А вокруг Ормана эпоха, как ее потом назовут, застоя только начинала разворачивать свои совиные крылья и показывать ястребиные когти.

В действительности, хоть слабо, но все же утешало ощущение, что он как бы проживает в Израиле, который каждый раз вставлял фитиль нашей дорогой «Софье Власьевне» – так с некоторых пор в приватных разговорах стали называть советскую власть. Тут же срочно возникал Вася, ибо никто так оперативно, и, главное, с удовольствием, как Орман, не переводил статьи и репортажи из французской вечерней газеты «Франс Суар».

Декабрь шестьдесят девятого был на исходе. В предновогодние дни стоял мерзкий холод. Но Орману было жарко, когда он, выстукивая перевод, представлял себе, как переодевшись в египетскую форму, «эти молодчики», как скрипя зубами и скрепя сердце, называли израильских десантников самые правдивые в мире советские средства информации, высадились ночью на вертолетах в районе Рас-Араб, на египетской стороне Суэцкого канала. Быстрой атакой они захватили базу, где находился новый многотонный советский радар. Отделив его от платформы, подвесили к одному из вертолетов и перевезли в Израиль.

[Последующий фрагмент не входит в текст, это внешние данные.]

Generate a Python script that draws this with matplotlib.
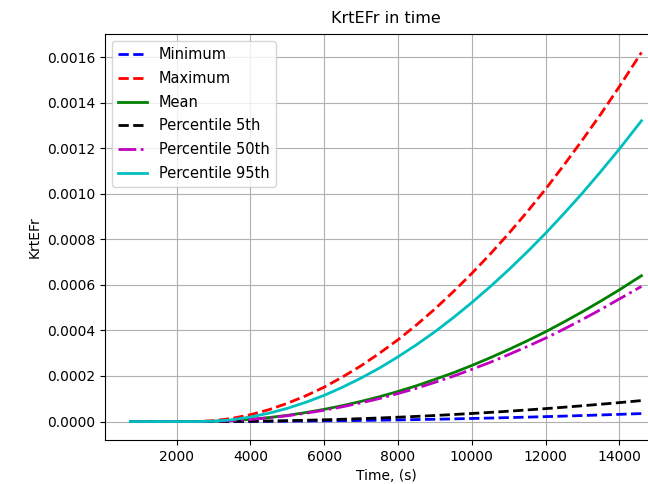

По мнению американских специалистов, этот радар представляет собой объект высшей стратегической важности. Французы тоже выражали возмущение. Оказывается, в ту же ночь те же беспокойные израильтяне выкрали из порта Шербур торпедные катера, заказанные ими у французов, которые потом наложили эмбарго на их поставку. Эта «воровская ночь» потрясла всю мировую прессу.